ACL-Verbatim: 研究のための幻覚フリー質問応答

要旨

学術研究者は、信頼できる情報源から高品質な情報を収集するための効率的かつ信頼性の高い手法を必要としている。しかし、現代のAI支援研究ツールは、大規模言語モデル（LLM）が事実と異なる、あるいは無意味な出力を生成する傾向（一般にハルシネーションと呼ばれる）に依然として悩まされている。本研究では、抽出型質問応答システムVerbatimRAGをACLアンソロジーの研究論文に適用し、ユーザーのクエリを取得された文書中の逐語的なテキスパンに直接マッピングする。また、ユーザーのクエリを研究論文の関連テキスパンにマッピングするタスクのための新たな正解データセットを提供し、それを用いて様々な抽出モデルを訓練・評価する。人間によるアノテーションは、NLP研究者によって実施され、ScIRGen手法に基づくカスタムパイプラインを用いて生成された合成ユーザークエリと、VerbatimRAGによって取得された研究論文のチャンクとの組み合わせに基づいている。このベンチマークにおいて、我々のパイプラインからの銀ラベルを用いた教師信号で訓練された150MパラメータのModernBERTトークン分類器は、単語レベルのF1で最高値（53.6）を達成し、最も強力な評価対象LLM抽出器（48.7）を上回った。

English

Academic researchers need efficient and reliable methods for collecting high-quality information from trusted sources, but modern tools for AI-assisted research still suffer from the tendency of Large Language Models (LLMs) to produce factually inaccurate or nonsensical output, commonly referred to as hallucinations. We apply the extractive question answering system VerbatimRAG to research papers in the ACL Anthology, directly mapping user queries to verbatim text spans in retrieved documents.
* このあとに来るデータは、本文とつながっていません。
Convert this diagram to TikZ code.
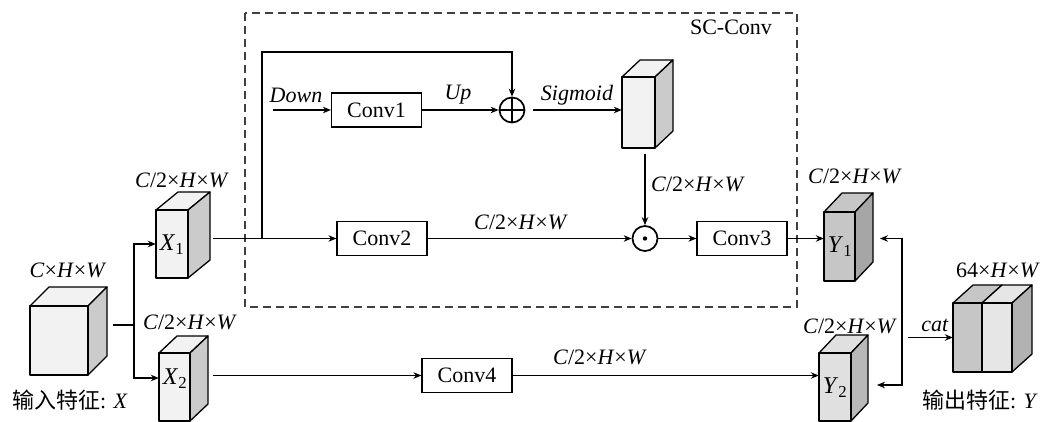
\documentclass[tikz,border=0pt]{standalone}
\usepackage{fontspec}
\setmainfont{Liberation Serif}
\newfontfamily\cjk{Noto Sans CJK SC}
\usetikzlibrary{arrows.meta,fit,calc}
\definecolor{frontA}{HTML}{F2F2F2}
\definecolor{sideA}{HTML}{CBCBCB}
\definecolor{frontY}{HTML}{C6C6C6}
\definecolor{sideY}{HTML}{A6A6A6}
\definecolor{frontYb}{HTML}{E0E0E0}
\definecolor{sideYb}{HTML}{B8B8B8}
\definecolor{outL}{HTML}{C6C6C6}
\definecolor{outR}{HTML}{E6E6E6}
\definecolor{outS}{HTML}{B2B2B2}
% name, x1, y1, x2, y2, dx, dy, front, side
\newcommand\cuboid[9]{%
  \filldraw[fill=#8,cubeline] (#2,#3) -- (#2+#6,#3-#7) -- (#4+#6,#3-#7) -- (#4,#3) -- cycle;
  \filldraw[fill=#9,cubeline] (#4,#3) -- (#4+#6,#3-#7) -- (#4+#6,#5-#7) -- (#4,#5) -- cycle;
  \filldraw[fill=#8,cubeline] (#2,#3) rectangle (#4,#5);
  \node[fit={(#2,#3)(#4,#5)},inner sep=0pt] (#1) {};
}
\newcommand\dimlab{\textit{C}/2×\textit{H}×\textit{W}}
\begin{document}
\begin{tikzpicture}[x=1pt,y=-1pt,
  every node/.style={font=\fontsize{22}{26}\selectfont},
  cubeline/.style={line width=1.3pt,line join=round},
  conn/.style={line width=1.3pt},
  arr/.style={line width=1.3pt,-{Stealth[length=8pt,width=6.5pt]}},
  convbox/.style={draw,line width=1.2pt,minimum width=90pt,minimum height=34pt,inner sep=0pt,fill=white},
  opcirc/.style={draw,circle,line width=1.7pt,minimum size=25pt,inner sep=0pt},
  cubelab/.style={font=\fontsize{24}{28}\selectfont}]
\useasboundingbox (0,0) rectangle (1047,422);

% SC-Conv dashed frame
\draw[dash pattern=on 8pt off 5pt,line width=1.1pt,black!75] (245,13) rectangle (797,307);
\node (sclab) at (731,27) {SC-Conv};

% cuboids
\cuboid{IN}{30}{306}{88}{375}{19}{19}{frontA}{sideA}
\cuboid{X1}{156}{210}{188}{278}{22}{18}{frontA}{sideA}
\cuboid{X2}{159}{353}{190}{421}{18}{17}{frontA}{sideA}
\cuboid{SIG}{622}{77}{655}{148}{18}{17}{frontA}{sideA}
\cuboid{Y1}{824}{212}{855}{281}{18}{19}{frontY}{sideY}
\cuboid{Y2}{819}{353}{851}{421}{17}{18}{frontYb}{sideYb}

% output cuboid (two halves)
\filldraw[fill=outL,cubeline] (953,303) -- (973,285) -- (1002,285) -- (982,303) -- cycle;
\filldraw[fill=outR,cubeline] (982,303) -- (1002,285) -- (1032,285) -- (1012,303) -- cycle;
\filldraw[fill=outS,cubeline] (1012,303) -- (1032,285) -- (1032,354) -- (1012,372) -- cycle;
\filldraw[fill=outL,cubeline] (953,303) rectangle (982,372);
\filldraw[fill=outR,cubeline] (982,303) rectangle (1012,372);
\node[fit={(953,303)(1012,372)},inner sep=0pt] (OUT) {};

% cube labels
\node[cubelab] (x1t) at (172,245) {\textit{X}\textsubscript{1}};
\node[cubelab] (x2t) at (175,379) {\textit{X}\textsubscript{2}};
\node[cubelab] (y1t) at (840,247) {\textit{Y}\textsubscript{1}};
\node[cubelab] (y2t) at (835,388) {\textit{Y}\textsubscript{2}};

% operation boxes
\node[convbox] (C1) at (376.5,110) {Conv1};
\node[convbox] (C2) at (382,238.5) {Conv2};
\node[convbox] (C3) at (742,238.5) {Conv3};
\node[convbox] (C4) at (467,375.5) {Conv4};
\node[opcirc] (plus) at (512,110) {};
\draw[line width=1.7pt] (plus.north) -- (plus.south) (plus.west) -- (plus.east);
\node[opcirc] (dot) at (645,238.5) {};
\fill (dot.center) circle (2.2pt);

% coordinates for free ends
\coordinate (inout) at (113,325);
\coordinate (split) at (134,325);
\coordinate (x1out) at (213,238.5);
\coordinate (junc) at (262,238.5);
\coordinate (looptop) at (262,52);
\coordinate (downin) at (273,110);
\coordinate (sigin) at (533,110);
\coordinate (sigout) at (645,154);
\coordinate (x2out) at (213,375.5);
\coordinate (rtop) at (902,238.5);
\coordinate (rbot) at (902,385);
\coordinate (y1in) at (880,238.5);
\coordinate (y2in) at (877,385);
\coordinate (catin) at (908,337.5);

% connectors
\draw[conn] (inout) -- (split);
\draw[arr] (split) |- (X1.west);
\draw[arr] (split) |- ($(X2.west)+(0,-9)$);
\draw[arr] (x1out) -- (C2.west);
\draw[arr] (junc) -- (looptop) -| (plus.north);
\draw[arr] (downin) -- (C1.west);
\draw[arr] (C1.east) -- (plus.west);
\draw[arr] (sigin) -- (sigin -| SIG.west);
\draw[arr] (sigout) -- (dot.north);
\draw[arr] (C2.east) -- (dot.west);
\draw[arr] (dot.east) -- (C3.west);
\draw[arr] (C3.east) -- (C3.east -| Y1.west);
\draw[arr] (x2out) -- (C4.west);
\draw[arr] (C4.east) -- (C4.east -| Y2.west);
\draw[arr] (rtop) -- (y1in);
\draw[arr] (rtop) -- (rbot) -- (y2in);
\draw[arr] (catin) -- (OUT.west);

% labels
\node (ldown) at (296,95) {\textit{Down}};
\node (lup) at (458,95) {\textit{Up}};
\node (lsig) at (577,95) {\textit{Sigmoid}};
\node[anchor=west,inner sep=0pt] (lsd) at (651,184) {\dimlab};
\node (lc2) at (521,222) {\dimlab};
\node (lx1) at (182,180) {\dimlab};
\node (lin) at (68,270) {\textit{C}×\textit{H}×\textit{W}};
\node[anchor=west,inner sep=0pt] (lx2) at (143,322) {\dimlab};
\node (linx) at (70,400) {{\cjk 输入特征}: \textit{X}};
\node (lc4) at (600,357) {\dimlab};
\node (ly1) at (855,176) {\dimlab};
\node (ly2) at (850,326) {\dimlab};
\node (lcat) at (935,325) {\textit{cat}};
\node (lout) at (998,270) {64×\textit{H}×\textit{W}};
\node (louty) at (980,400) {{\cjk 输出特征}: \textit{Y}};
\end{tikzpicture}
\end{document}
We contribute a novel ground truth dataset for the task of mapping user queries to relevant text spans in research papers, and use it to train and evaluate a variety of extractive models. Human annotation is performed by NLP researchers and is based on synthetic user queries generated using a custom pipeline based on the ScIRGen methodology, paired with chunks of research papers retrieved by VerbatimRAG. On this benchmark, a 150M-parameter ModernBERT token classifier trained on silver supervision from our pipeline achieves the best word-level F1 (53.6), ahead of the strongest evaluated LLM extractor (48.7).